> _WHAT THE TASK ASKS_:
Your task is to copy every line of the records below that contains "with".

Data records:
## begin
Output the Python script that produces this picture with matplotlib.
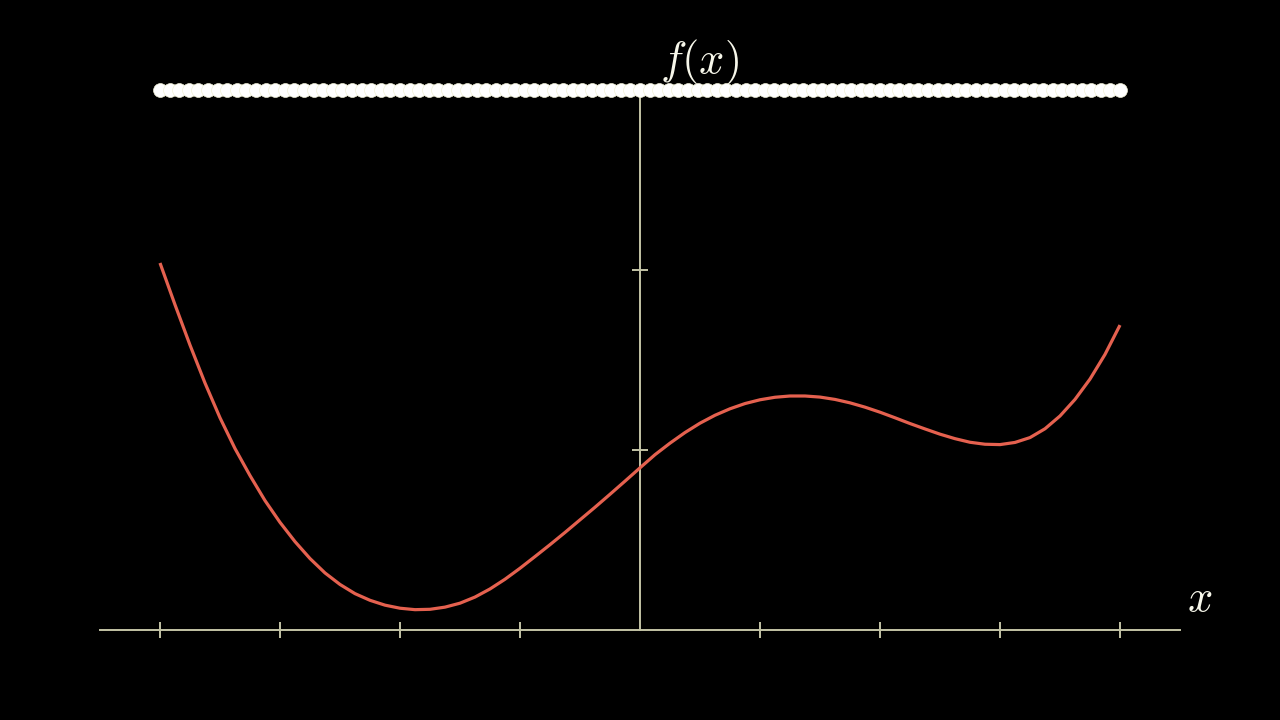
import numpy as np
import matplotlib
matplotlib.use('Agg')
import matplotlib.pyplot as plt

# f(x) every 0.125 from x = -4 to x = 4
curve_y = [2.039, 1.807, 1.583, 1.372, 1.179, 1.008, 0.858, 0.719, 0.598, 0.491,
           0.397, 0.317, 0.253, 0.202, 0.165, 0.138, 0.121, 0.113, 0.115, 0.127,
           0.149, 0.183, 0.228, 0.282, 0.343, 0.408, 0.474, 0.542, 0.612, 0.682,
           0.754, 0.827, 0.901, 0.974, 1.038, 1.097, 1.149, 1.193, 1.229, 1.258,
           1.279, 1.293, 1.300, 1.300, 1.294, 1.281, 1.262, 1.238, 1.210, 1.179,
           1.147, 1.117, 1.088, 1.063, 1.043, 1.032, 1.030, 1.042, 1.069, 1.118,
           1.189, 1.281, 1.394, 1.531, 1.694]
curve_x = np.linspace(-4, 4, len(curve_y))

x_ticks = [-4, -3, -2, -1, 1, 2, 3, 4]
y_ticks = [1, 2]

# row of sample dots along the top
dot_x = np.linspace(-4, 4, 101)
dot_y = np.full_like(dot_x, 3.0)

axis_color = '#c4c4a6'
curve_color = '#e5614f'
text_color = '#f7f7ea'

plt.rcParams['mathtext.fontset'] = 'cm'

fig = plt.figure(figsize=(12.8, 7.2), dpi=100, facecolor='black')
ax = fig.add_axes([0, 0, 1, 1])
ax.set_facecolor('black')
ax.set_xlim(-640 / 120, 640 / 120)
ax.set_ylim(-90 / 180, 630 / 180)
ax.axis('off')

# axes
ax.plot([-4.5, 4.5], [0, 0], color=axis_color, lw=1.4, zorder=1)
ax.plot([0, 0], [0, 3.0], color=axis_color, lw=1.4, zorder=1)
ax.plot(x_ticks, [0] * len(x_ticks), ls='none', marker='|', ms=11.5,
        mew=1.4, color=axis_color, zorder=1)
ax.plot([0] * len(y_ticks), y_ticks, ls='none', marker='_', ms=11.5,
        mew=1.4, color=axis_color, zorder=1)

# graph
ax.plot(curve_x, curve_y, color=curve_color, lw=2.3, solid_joinstyle='round',
        solid_capstyle='butt', zorder=3)

# labels
ax.text(0.5, (630 - 73) / 180, r'$f(x)$', color=text_color, fontsize=32,
        ha='center', va='baseline', zorder=2)
ax.text((1200 - 640) / 120, (630 - 611) / 180, r'$x$', color=text_color, fontsize=32,
        ha='center', va='baseline', zorder=2)

# dots
ax.scatter(dot_x, dot_y, s=100, color='#ffffff', edgecolors='#f0f0d6',
           linewidths=0.5, zorder=4)

fig.savefig('out.png', dpi=100, facecolor='black')
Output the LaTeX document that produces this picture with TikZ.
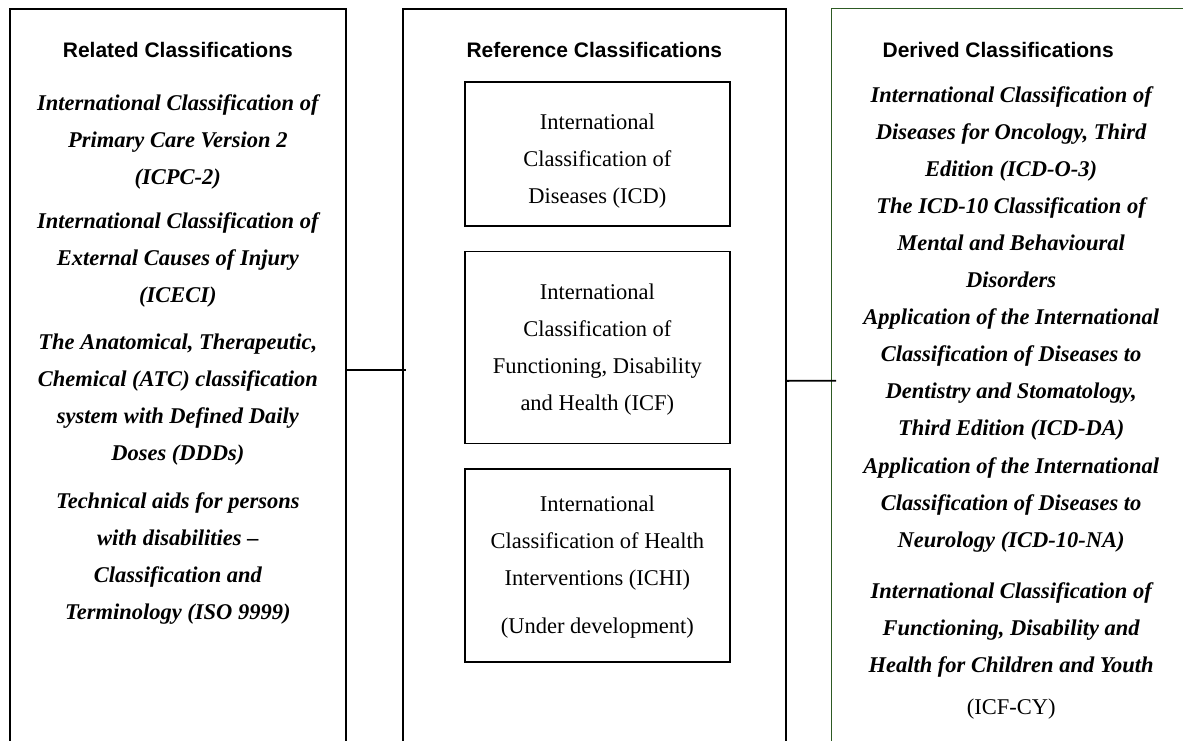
## end
> _CORRECT RESPONSE_:
Output the Python script that produces this picture with matplotlib.
Output the LaTeX document that produces this picture with TikZ.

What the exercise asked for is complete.